[Begin Given records]
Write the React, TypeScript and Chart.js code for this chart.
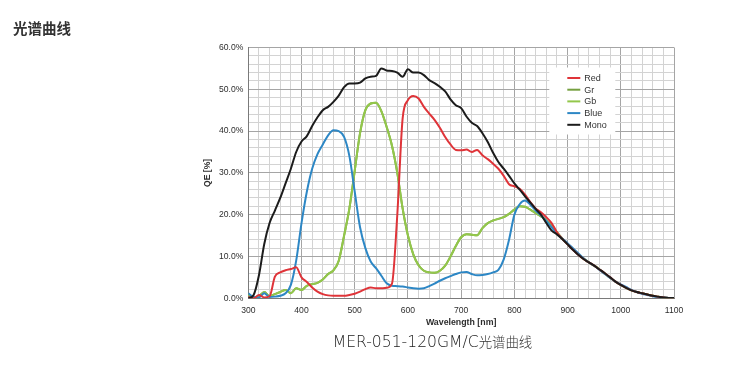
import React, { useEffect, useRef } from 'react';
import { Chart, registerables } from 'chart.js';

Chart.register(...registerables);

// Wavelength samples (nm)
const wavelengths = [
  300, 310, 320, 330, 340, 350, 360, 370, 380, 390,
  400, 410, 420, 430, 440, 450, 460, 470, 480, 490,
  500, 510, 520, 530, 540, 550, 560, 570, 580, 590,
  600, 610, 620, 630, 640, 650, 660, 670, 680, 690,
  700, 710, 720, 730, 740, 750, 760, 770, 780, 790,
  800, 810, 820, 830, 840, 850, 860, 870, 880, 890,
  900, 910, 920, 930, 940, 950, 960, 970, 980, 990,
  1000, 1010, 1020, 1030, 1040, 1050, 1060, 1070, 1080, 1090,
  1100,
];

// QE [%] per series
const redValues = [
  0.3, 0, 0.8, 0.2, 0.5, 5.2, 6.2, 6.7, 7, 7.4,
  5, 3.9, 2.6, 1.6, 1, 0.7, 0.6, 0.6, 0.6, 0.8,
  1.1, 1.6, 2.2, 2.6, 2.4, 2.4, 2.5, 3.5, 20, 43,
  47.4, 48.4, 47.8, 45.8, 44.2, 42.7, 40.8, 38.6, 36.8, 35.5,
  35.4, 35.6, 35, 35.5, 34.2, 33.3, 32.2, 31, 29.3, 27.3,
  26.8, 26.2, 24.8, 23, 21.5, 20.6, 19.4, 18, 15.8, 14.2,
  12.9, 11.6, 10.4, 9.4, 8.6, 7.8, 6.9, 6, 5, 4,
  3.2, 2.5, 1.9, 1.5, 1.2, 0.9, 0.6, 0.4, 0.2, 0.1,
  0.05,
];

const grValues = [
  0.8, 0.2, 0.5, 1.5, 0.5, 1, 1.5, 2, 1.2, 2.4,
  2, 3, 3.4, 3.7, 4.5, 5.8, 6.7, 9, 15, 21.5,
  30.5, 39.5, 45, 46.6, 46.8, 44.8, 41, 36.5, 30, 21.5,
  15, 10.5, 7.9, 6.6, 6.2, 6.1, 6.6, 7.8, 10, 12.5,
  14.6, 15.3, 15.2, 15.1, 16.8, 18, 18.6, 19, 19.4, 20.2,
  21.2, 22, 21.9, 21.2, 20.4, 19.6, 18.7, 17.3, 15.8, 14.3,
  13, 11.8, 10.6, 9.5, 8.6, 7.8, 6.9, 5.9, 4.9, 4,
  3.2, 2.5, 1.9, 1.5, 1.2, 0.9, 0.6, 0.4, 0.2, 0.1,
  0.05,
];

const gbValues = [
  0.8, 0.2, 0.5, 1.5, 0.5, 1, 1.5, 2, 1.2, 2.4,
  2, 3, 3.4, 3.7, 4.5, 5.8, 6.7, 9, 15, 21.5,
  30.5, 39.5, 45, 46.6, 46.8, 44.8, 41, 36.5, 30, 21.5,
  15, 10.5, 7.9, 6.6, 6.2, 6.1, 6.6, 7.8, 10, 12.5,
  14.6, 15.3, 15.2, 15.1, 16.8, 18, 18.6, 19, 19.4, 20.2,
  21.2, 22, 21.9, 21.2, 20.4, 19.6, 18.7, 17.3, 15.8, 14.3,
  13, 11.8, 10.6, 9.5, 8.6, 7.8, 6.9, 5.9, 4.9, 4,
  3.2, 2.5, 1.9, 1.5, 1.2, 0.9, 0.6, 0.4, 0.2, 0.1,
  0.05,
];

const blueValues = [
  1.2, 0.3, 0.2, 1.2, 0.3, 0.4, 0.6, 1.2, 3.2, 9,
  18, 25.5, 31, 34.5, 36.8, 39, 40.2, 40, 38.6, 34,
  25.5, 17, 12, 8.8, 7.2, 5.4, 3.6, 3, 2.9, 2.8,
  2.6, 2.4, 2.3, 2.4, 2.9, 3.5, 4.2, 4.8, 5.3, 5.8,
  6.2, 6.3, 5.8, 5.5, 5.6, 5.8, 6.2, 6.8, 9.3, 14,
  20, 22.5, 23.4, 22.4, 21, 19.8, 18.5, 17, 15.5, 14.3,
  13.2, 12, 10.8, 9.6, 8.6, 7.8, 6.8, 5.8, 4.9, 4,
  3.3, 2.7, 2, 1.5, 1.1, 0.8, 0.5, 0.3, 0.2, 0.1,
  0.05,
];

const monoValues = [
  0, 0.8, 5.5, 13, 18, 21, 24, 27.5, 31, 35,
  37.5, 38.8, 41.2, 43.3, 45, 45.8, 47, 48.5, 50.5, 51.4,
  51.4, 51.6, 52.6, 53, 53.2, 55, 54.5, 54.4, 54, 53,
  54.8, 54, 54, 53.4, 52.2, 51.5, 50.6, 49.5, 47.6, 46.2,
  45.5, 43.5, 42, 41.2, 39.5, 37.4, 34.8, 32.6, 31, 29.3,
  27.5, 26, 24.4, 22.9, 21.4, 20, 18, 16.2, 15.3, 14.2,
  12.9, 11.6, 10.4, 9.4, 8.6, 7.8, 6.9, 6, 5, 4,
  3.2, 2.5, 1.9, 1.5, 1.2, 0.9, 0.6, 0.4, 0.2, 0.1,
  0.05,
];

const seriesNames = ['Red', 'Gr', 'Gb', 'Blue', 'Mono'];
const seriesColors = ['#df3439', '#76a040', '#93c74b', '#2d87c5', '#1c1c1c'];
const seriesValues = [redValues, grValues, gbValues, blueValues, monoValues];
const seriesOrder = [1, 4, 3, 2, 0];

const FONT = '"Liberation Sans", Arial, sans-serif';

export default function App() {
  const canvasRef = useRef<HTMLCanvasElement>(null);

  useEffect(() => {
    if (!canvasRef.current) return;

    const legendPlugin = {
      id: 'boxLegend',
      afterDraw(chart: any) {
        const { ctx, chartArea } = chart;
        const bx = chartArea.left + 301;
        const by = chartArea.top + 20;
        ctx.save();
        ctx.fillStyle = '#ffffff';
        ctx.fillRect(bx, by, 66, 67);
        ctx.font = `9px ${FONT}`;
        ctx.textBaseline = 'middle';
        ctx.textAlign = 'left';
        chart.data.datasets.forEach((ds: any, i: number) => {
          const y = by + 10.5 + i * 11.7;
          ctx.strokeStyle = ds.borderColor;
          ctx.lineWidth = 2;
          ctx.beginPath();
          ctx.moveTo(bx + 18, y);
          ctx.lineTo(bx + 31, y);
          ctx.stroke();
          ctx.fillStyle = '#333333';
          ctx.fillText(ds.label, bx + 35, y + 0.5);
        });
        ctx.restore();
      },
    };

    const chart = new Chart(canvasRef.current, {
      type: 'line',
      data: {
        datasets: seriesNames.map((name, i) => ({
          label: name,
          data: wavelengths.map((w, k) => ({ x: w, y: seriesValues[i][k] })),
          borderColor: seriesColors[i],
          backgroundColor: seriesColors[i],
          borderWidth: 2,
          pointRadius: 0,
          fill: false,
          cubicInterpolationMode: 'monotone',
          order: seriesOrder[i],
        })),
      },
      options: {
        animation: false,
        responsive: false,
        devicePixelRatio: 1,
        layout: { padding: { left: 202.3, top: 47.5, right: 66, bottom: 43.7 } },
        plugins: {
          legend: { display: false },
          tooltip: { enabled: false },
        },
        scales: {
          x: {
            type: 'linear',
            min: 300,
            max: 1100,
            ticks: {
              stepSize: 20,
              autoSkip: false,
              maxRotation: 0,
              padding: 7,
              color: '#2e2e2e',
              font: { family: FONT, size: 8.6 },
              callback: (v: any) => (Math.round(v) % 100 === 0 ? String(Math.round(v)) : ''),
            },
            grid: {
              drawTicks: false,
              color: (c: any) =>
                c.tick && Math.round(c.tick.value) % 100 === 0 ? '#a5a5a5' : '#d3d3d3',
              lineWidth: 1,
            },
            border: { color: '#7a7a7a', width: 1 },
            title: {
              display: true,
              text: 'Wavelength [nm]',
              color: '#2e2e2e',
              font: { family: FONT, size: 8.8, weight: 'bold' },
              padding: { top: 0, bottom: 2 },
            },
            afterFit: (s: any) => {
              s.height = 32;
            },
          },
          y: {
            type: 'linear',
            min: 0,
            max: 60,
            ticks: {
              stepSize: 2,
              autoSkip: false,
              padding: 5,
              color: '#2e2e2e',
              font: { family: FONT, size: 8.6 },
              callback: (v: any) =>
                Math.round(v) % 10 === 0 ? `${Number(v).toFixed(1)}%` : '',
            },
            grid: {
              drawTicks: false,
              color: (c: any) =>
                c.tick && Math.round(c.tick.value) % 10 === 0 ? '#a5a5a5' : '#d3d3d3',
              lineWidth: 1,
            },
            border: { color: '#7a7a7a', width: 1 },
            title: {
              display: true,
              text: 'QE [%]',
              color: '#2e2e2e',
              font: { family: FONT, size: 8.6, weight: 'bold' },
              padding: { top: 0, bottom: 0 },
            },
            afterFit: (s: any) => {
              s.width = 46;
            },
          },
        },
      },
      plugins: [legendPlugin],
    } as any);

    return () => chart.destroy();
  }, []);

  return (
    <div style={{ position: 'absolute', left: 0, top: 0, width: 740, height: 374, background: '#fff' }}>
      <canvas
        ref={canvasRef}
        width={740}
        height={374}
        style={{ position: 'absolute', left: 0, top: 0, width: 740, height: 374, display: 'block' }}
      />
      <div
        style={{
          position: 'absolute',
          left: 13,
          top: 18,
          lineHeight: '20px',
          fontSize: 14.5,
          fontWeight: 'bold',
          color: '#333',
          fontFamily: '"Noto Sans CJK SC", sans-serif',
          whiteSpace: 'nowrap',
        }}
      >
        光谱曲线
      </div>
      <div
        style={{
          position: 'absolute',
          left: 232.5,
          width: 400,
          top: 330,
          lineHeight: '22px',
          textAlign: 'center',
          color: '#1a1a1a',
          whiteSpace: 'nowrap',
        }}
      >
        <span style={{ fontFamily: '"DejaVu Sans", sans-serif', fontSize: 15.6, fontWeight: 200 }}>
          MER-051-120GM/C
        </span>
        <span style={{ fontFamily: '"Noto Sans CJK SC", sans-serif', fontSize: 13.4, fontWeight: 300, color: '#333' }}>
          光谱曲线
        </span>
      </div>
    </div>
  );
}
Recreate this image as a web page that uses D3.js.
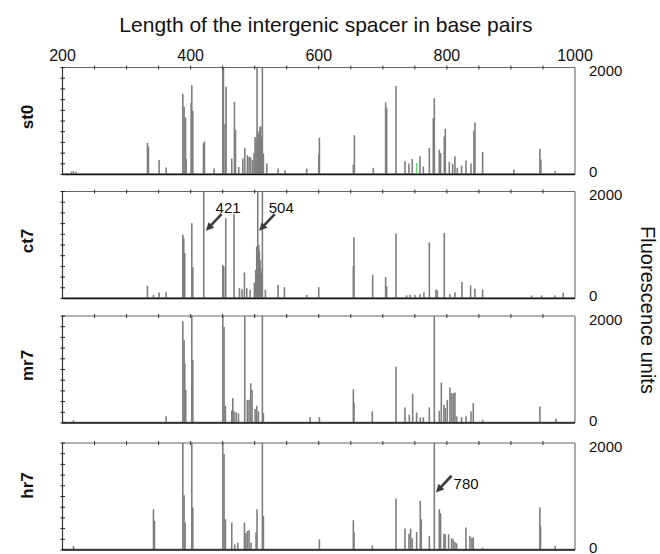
[End Given records]
#### Written problem
Restate each line from the start of the listing through the line bearing "Chart.register(...registerables);" word for word. Drop the pictures.

#### Reply to the task
Write the React, TypeScript and Chart.js code for this chart.
import React, { useEffect, useRef } from 'react';
import { Chart, registerables } from 'chart.js';

Chart.register(...registerables);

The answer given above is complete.